The story picks up where the second book, Royal Assassin, left off. The king is dead, slain by treachery. Fitz is thought to be dead too, and he’s broken again, this time in mind as much as body. (Hobb is rather fond of battering her protagonist.) After a long convalescence, Fitz sets out to avenge the king and find his true heir.

But the pacing remains slow, with a clear goal and some of the strongest fantasy elements (dragons and prophecies) only coming in now, in the third book. And the ending is less climactic than I expected: the final confrontations with the marauding Red Ship raiders and the king’s killer are both resolved in a few pages. Most of the story—more than usual—is about the journey to the solution rather than its application. There’s no glory for Fitz either. He’s not actually much of an assassin, but he still prefers working in the shadows, acting as an unrecognized catalyst. I also could have done with one fewer instance of Fitz being captured by and then escaping from his enemies.

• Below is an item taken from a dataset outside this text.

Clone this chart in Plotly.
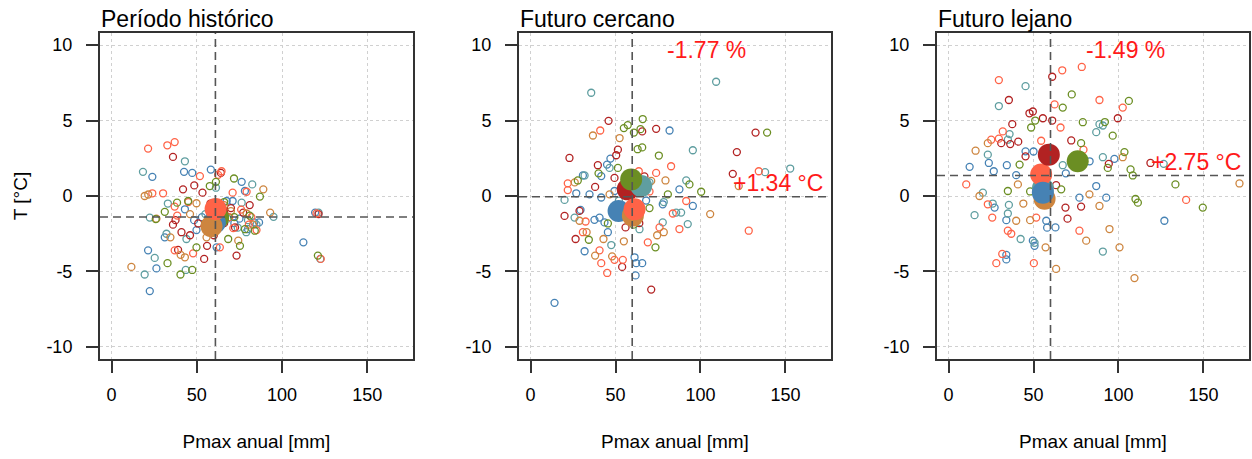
import plotly.graph_objects as go

# ---------------------------------------------------------------------------
# Scatter of annual max precipitation vs. temperature anomaly, per model,
# for the historical period and two future horizons.
# ---------------------------------------------------------------------------

panel_titles = ["Período histórico", "Futuro cercano", "Futuro lejano"]
model_colors = ["#4682B4", "#5F9EA0", "#B22222", "#FF6347", "#CD853F", "#6B8E23"]

x_ticks = [0, 50, 100, 150]
y_ticks = [-10, -5, 0, 5, 10]
y_ticklabels = ["-10", "-5", "0", "5", "10"]

# reference (historical) centre and projected changes
hist_pmax_mean = 60.9
hist_t_mean = -1.39
pmax_change_pct = [None, -1.77, -1.49]
t_change_deg = [None, 1.34, 2.75]

# --- historical period: [Pmax, T] per model -------------------------------
hist_steelblue = [[58.2, 1.75], [47.3, 1.53], [42.5, 1.6], [23.9, 1.27], [76.3, 0.94], [21.4, -3.6],
                  [26.3, -4.8], [22.4, -6.3], [112.5, -3.07], [119.4, -1.1], [31.2, -2.74], [49.8, -2.26],
                  [48.4, -1.6], [83.7, -1.75], [86.5, -1.75], [67.5, -0.33], [71.0, -0.33], [78.2, 0.33],
                  [61.6, -3.4], [43.0, -0.88], [53.0, -1.4], [66.0, -1.2], [72.0, -1.8], [57.0, -2.2],
                  [64.0, -0.9], [80.0, -2.2], [75.0, -1.5]]
hist_cadetblue = [[43.0, 2.3], [18.4, 1.6], [82.5, 0.77], [95.0, -1.38], [22.4, -1.43], [25.3, -4.1],
                  [19.4, -5.2], [43.5, -4.9], [61.2, 0.55], [76.3, -0.44], [32.2, -2.5], [43.9, -2.85],
                  [33.0, -0.5], [121.4, -1.1], [122.4, -4.17], [68.0, -1.5], [74.0, -2.1], [55.0, -1.2],
                  [80.0, -1.6], [85.0, -1.9], [79.0, -2.4]]
hist_firebrick = [[36.0, 2.59], [41.9, 0.44], [53.3, 0.22], [48.5, 0.7], [36.0, -1.9], [41.0, -2.4],
                  [46.0, -2.6], [39.0, -3.57], [54.3, -4.17], [56.0, -3.3], [73.3, -3.95], [121.4, -1.2],
                  [77.2, -1.1], [72.4, -2.08], [50.8, -1.82], [64.1, 1.53], [37.5, -1.6], [66.0, -1.8],
                  [58.0, -0.5], [70.0, -0.8], [81.0, -0.6], [60.0, -2.6]]
hist_tomato = [[21.4, 3.14], [32.7, 3.36], [37.0, 3.57], [30.2, 0.18], [23.9, 0.18], [51.8, 1.32],
               [71.0, 0.22], [79.2, 0.28], [37.0, -0.7], [38.5, -1.3], [47.8, -3.8], [37.0, -3.6],
               [63.5, -3.4], [85.0, -2.26], [80.5, -1.9], [71.4, -2.13], [122.7, -4.17], [120.2, -1.15],
               [64.5, 1.64], [62.5, 1.4], [69.0, -1.4], [45.0, -0.4], [82.0, -1.4], [76.0, -0.9]]
hist_peru = [[19.4, 0.0], [21.5, 0.1], [26.3, -1.5], [11.6, -4.7], [49.8, -0.48], [89.0, 0.44],
             [93.0, -1.1], [74.3, -2.96], [43.0, -4.06], [40.5, -3.9], [55.7, -2.74], [34.5, -2.74],
             [79.2, -1.16], [63.0, -1.8], [70.0, -1.0], [46.0, -1.2], [66.0, -0.6], [83.0, -1.9]]
hist_olivedrab = [[71.8, 1.16], [61.2, 0.94], [57.6, 0.66], [87.0, -0.04], [38.4, -0.44], [31.2, -1.05],
                  [25.9, -1.53], [32.8, -4.45], [40.4, -5.2], [47.3, -4.9], [49.8, -3.4], [75.3, -3.3],
                  [68.4, -2.85], [121.0, -3.95], [78.2, -2.2], [44.9, -0.33], [72.0, -1.4], [65.0, -1.3],
                  [81.0, -1.3], [55.0, -1.8], [84.0, -2.3], [66.0, -0.4]]
hist_model_means = [[60.6, -1.75], [61.5, -1.5], [62.0, -1.2], [61.0, -0.86], [58.6, -2.0], [62.5, -1.45]]

# --- near future ----------------------------------------------------------
near_steelblue = [[47.0, 2.48], [45.0, 2.08], [30.8, 1.36], [26.9, 0.18], [34.7, 0.11], [29.4, -0.92],
                  [37.6, -1.58], [43.5, -1.75], [45.5, -2.4], [41.6, 1.32], [49.4, 0.33], [41.6, -0.1],
                  [81.8, 4.34], [95.5, -0.66], [87.6, 0.44], [77.8, -0.55], [31.8, -3.66], [62.2, -4.45],
                  [65.7, -4.45], [61.8, -5.26], [14.1, -7.08], [40.6, -1.43], [61.2, -4.06], [55.0, 0.5],
                  [68.0, -0.3]]
near_cadetblue = [[35.7, 6.84], [109.2, 7.57], [95.5, 3.03], [91.6, 1.03], [88.6, -1.1], [85.7, -1.1],
                  [92.5, -1.86], [77.8, -1.75], [20.0, -0.26], [47.5, -3.25], [64.1, -2.2], [78.4, -0.4],
                  [31.8, 1.36], [46.5, 1.86], [25.9, -1.43], [138.0, 1.58], [152.8, 1.82], [70.0, 0.9],
                  [52.0, -0.3]]
near_firebrick = [[45.9, 4.98], [22.9, 2.52], [65.7, 4.28], [73.9, 4.45], [132.4, 4.2], [121.4, 2.91],
                  [119.0, 1.47], [39.6, 2.04], [51.4, 3.07], [50.4, 2.7], [26.5, -2.85], [20.0, -1.32],
                  [53.9, -4.7], [71.0, -6.2], [49.4, 1.2], [67.0, 1.3], [28.8, -0.99], [55.9, -2.08],
                  [64.0, -1.8], [38.0, 0.6]]
near_tomato = [[41.0, 4.34], [21.9, 0.84], [21.9, 0.39], [82.7, 1.97], [134.3, 1.64], [128.4, -2.3],
               [83.7, -1.16], [87.6, -2.19], [91.6, -0.33], [41.6, -4.45], [45.1, -5.1], [49.4, -4.23],
               [54.3, -4.23], [40.6, -3.6], [30.8, -2.4], [69.0, -3.07], [75.9, -2.08], [73.9, 1.53],
               [63.7, 1.64], [32.4, -1.69], [58.0, -1.5], [70.0, 0.3]]
near_peru = [[36.7, 4.01], [52.4, 3.84], [105.7, -1.2], [122.5, 0.66], [78.4, -2.4], [74.5, -2.6],
             [54.9, -3.0], [38.0, -3.95], [48.0, -4.0], [42.9, -2.85], [33.0, -2.4], [28.8, -1.64],
             [79.4, 1.03], [71.0, 1.0], [46.5, 0.11], [26.0, 0.9], [60.0, -1.4]]
near_olivedrab = [[66.0, 5.1], [57.2, 4.7], [54.9, 4.5], [60.8, 4.2], [64.7, 4.43], [63.0, 3.1],
                  [65.7, 3.22], [75.5, 2.68], [139.2, 4.2], [100.4, 0.28], [93.5, 0.77], [80.8, 0.11],
                  [73.5, -3.4], [34.3, -2.9], [27.8, 1.03], [51.4, 1.86], [45.5, -1.82], [60.5, -1.9],
                  [40.0, 1.5], [70.0, -0.8]]
near_model_means = [[51.8, -0.99], [65.1, 0.66], [57.2, 0.44], [61.2, -0.88], [60.2, -1.3], [59.2, 1.1]]

# --- far future -----------------------------------------------------------
far_steelblue = [[12.4, 1.93], [23.7, 2.19], [34.3, 2.04], [45.3, 2.96], [50.0, 2.95], [39.8, 1.38],
                 [26.6, 1.64], [27.1, -0.77], [34.0, -1.6], [49.6, -2.96], [50.6, -3.3], [62.9, -2.08],
                 [58.0, -2.1], [86.9, 0.66], [92.8, -0.11], [127.0, -1.64], [97.6, 2.46], [77.0, -0.11],
                 [57.5, -1.64], [34.0, -3.9], [34.0, -4.2], [83.0, 2.3], [69.0, 1.5]]
far_cadetblue = [[45.3, 7.28], [29.6, 5.96], [86.9, 4.23], [90.8, 4.67], [88.8, 4.76], [90.8, 2.57],
                 [126.6, 2.13], [15.3, -1.27], [34.9, -1.16], [42.4, -2.85], [50.6, -3.1], [90.8, -3.68],
                 [23.1, 2.74], [35.9, 4.1], [34.9, 3.73], [67.2, 2.04], [20.2, 0.22], [35.5, -0.59],
                 [26.0, -0.5]]
far_firebrick = [[61.0, 7.9], [35.5, 6.36], [47.6, 5.48], [49.6, 5.6], [55.5, 5.15], [61.0, 5.0],
                 [99.6, 5.15], [37.5, 4.76], [72.2, 3.68], [36.3, 3.44], [31.0, 3.5], [41.0, 3.6],
                 [45.3, 2.63], [63.3, 0.72], [68.8, -0.77], [78.0, -0.7], [94.3, 2.13], [118.8, 2.19],
                 [70.0, -1.5]]
far_tomato = [[29.6, 7.68], [66.9, 8.33], [78.4, 8.55], [88.8, 6.36], [102.5, 5.86], [62.4, 6.07],
              [65.9, 4.54], [31.9, 4.28], [29.6, 3.8], [25.1, 3.73], [54.5, 3.66], [79.4, 3.07],
              [10.4, 0.77], [23.1, -0.55], [25.7, -1.43], [34.9, -2.3], [36.9, -2.5], [31.6, -3.84],
              [28.1, -4.45], [50.2, -4.45], [77.0, -2.3], [139.8, -0.26], [51.6, -1.43], [75.0, 2.2]]
far_peru = [[15.9, 3.0], [23.1, 3.5], [18.2, 0.0], [40.8, 0.77], [57.1, -3.4], [63.3, -4.83],
            [39.8, -1.64], [48.0, -1.6], [82.9, 0.11], [88.8, -0.66], [94.7, -2.19], [100.6, -3.4],
            [81.0, -2.96], [109.4, -5.44], [171.2, 0.83], [102.5, 2.57], [44.0, -0.5], [54.0, -0.5]]
far_olivedrab = [[72.5, 6.73], [67.2, 5.86], [106.1, 6.3], [79.0, 4.89], [96.6, 4.0], [92.0, 4.9],
                 [48.6, 4.54], [51.0, 5.0], [78.0, 3.5], [103.5, 2.91], [107.1, 1.76], [108.4, 1.36],
                 [110.0, -0.2], [111.4, -0.44], [133.5, 0.77], [149.6, -0.77], [93.7, 1.86], [34.9, 0.33],
                 [41.8, 2.08], [66.3, 0.44], [48.0, 0.3]]
far_model_means = [[55.5, 0.22], [55.5, 0.5], [59.0, 2.74], [54.5, 1.43], [56.5, -0.18], [76.0, 2.3]]

panel_points = [
    [hist_steelblue, hist_cadetblue, hist_firebrick, hist_tomato, hist_peru, hist_olivedrab],
    [near_steelblue, near_cadetblue, near_firebrick, near_tomato, near_peru, near_olivedrab],
    [far_steelblue, far_cadetblue, far_firebrick, far_tomato, far_peru, far_olivedrab],
]
panel_means = [hist_model_means, near_model_means, far_model_means]

# drawing order of the large mean markers in each panel
mean_order = [[2, 1, 5, 0, 4, 3], [2, 1, 5, 0, 4, 3], [4, 1, 3, 0, 2, 5]]

# ---------------------------------------------------------------------------
W, H = 1252, 459
x_domains = [(100 / W, 413 / W), (519 / W, 831 / W), (937 / W, 1249 / W)]
y_domain = (1 - 359 / H, 1 - 33 / H)
X_RANGE = [-6.8, 176.8]
Y_RANGE = [-10.8, 10.8]
FONT = "Liberation Sans, Arial, sans-serif"
FRAME = "#333333"
RED = "#FF1A1A"

fig = go.Figure()
layout = dict(
    width=W, height=H,
    margin=dict(l=0, r=0, t=0, b=0),
    paper_bgcolor="white", plot_bgcolor="white",
    showlegend=False,
    font=dict(family=FONT, color="black"),
    shapes=[], annotations=[],
)

for p in range(3):
    suffix = "" if p == 0 else str(p + 1)
    xa, ya = "x" + suffix, "y" + suffix

    for color, pts in zip(model_colors, panel_points[p]):
        fig.add_trace(go.Scatter(
            x=[v[0] for v in pts], y=[v[1] for v in pts], mode="markers",
            xaxis=xa, yaxis=ya,
            marker=dict(symbol="circle-open", size=7, color=color, line=dict(width=1.3, color=color)),
            hoverinfo="skip",
        ))

    for m in mean_order[p]:
        mx, my = panel_means[p][m]
        fig.add_trace(go.Scatter(
            x=[mx], y=[my], mode="markers", xaxis=xa, yaxis=ya,
            marker=dict(symbol="circle", size=22, color=model_colors[m], line=dict(width=0)),
            hoverinfo="skip",
        ))

    # reference cross: historical centre shifted by the projected change
    if p == 0:
        vx, hy = hist_pmax_mean, hist_t_mean
    else:
        vx = hist_pmax_mean * (1 + pmax_change_pct[p] / 100)
        hy = hist_t_mean + t_change_deg[p]
    dash_line = dict(color="#555555", width=1.6, dash="8px,5px")
    layout["shapes"].append(dict(type="line", xref=xa, yref=ya + " domain", x0=vx, x1=vx, y0=0, y1=1,
                                 line=dash_line, layer="above"))
    layout["shapes"].append(dict(type="line", xref=xa + " domain", yref=ya, x0=0, x1=1, y0=hy, y1=hy,
                                 line=dash_line, layer="above"))

    if p > 0:
        layout["annotations"].append(dict(
            xref=xa, yref=ya, x=vx + 44, y=9.7, text=f"{pmax_change_pct[p]:+.2f} %",
            showarrow=False, xanchor="center", yanchor="middle",
            font=dict(family=FONT, size=23, color=RED)))
        layout["annotations"].append(dict(
            xref=xa, yref=ya, x=145.5, y=hy + 0.9, text=f"{t_change_deg[p]:+.2f} °C",
            showarrow=False, xanchor="center", yanchor="middle",
            font=dict(family=FONT, size=23, color=RED)))

    layout["annotations"].append(dict(
        xref="paper", yref="paper", x=x_domains[p][0] - 1 / W, y=1 - 19 / H,
        text=panel_titles[p], showarrow=False, xanchor="left", yanchor="middle",
        font=dict(family=FONT, size=23, color="black")))

    axis_common = dict(
        showline=True, mirror=True, linecolor=FRAME, linewidth=2,
        ticks="outside", ticklen=12, tickwidth=1.5, tickcolor=FRAME,
        showgrid=True, gridcolor="#D0D0D0", griddash="dot", gridwidth=1,
        zeroline=False, automargin=False, fixedrange=True,
        tickfont=dict(family=FONT, size=18, color="black"),
    )
    layout["xaxis" + suffix] = dict(
        axis_common, domain=list(x_domains[p]), range=X_RANGE, anchor=ya,
        tickvals=x_ticks, ticklabelstandoff=6,
        title=dict(text="Pmax anual [mm]", font=dict(family=FONT, size=19), standoff=31),
    )
    layout["yaxis" + suffix] = dict(
        axis_common, domain=list(y_domain), range=Y_RANGE, anchor=xa,
        tickvals=y_ticks, ticktext=y_ticklabels, ticklabelstandoff=10,
        title=dict(text="T [°C]" if p == 0 else "", font=dict(family=FONT, size=19), standoff=14),
    )

fig.update_layout(**layout)
fig.write_html("out.html")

Worse, the balance between showing versus telling occasionally feels off. Hobb is brilliant at demonstrating how Fitz experiences the Wit (telepathy with animals) and the Skill (telepathy with humans). But each chapter begins with a note written after the fact by Fitz, mini-information dumps that either expand on a key mechanic or summarize events happening elsewhere at the time of the narrative. Often this works as an efficient way to convey necessary-but-tedious details. But occasionally the format feels repetitive and forced, as if Hobb wrote one of these mini-essays simply because she’d locked herself into doing so. And in the least-satisfying instances, some of the series’ great mysteries are resolved in this brisk manner.

So why do I like the books so much? Because, despite everything I mentioned above, the story sings for me. The writing is beautiful, and Fitz and his wolf Nighteyes headline a cast of memorable characters. Thank goodness Hobb wrote other novels in this world. I’ll be back to read them, flaws and all.
Thetahuginn Thetahuginn
This book/series was good. But there was a ton of skim reading. I liked how emotionally attached you get to the characters and I am even okay that it isn't a "happy ending". What i don't like is that a whole series builds up a hero and then he really isn't even significant in the end. It's just a huge let down and leaves you feeling like you wasted your time. It would be like reading lord of the rings and having pippin be a bigger hero than frodo.

Still worth a read under the right expectations.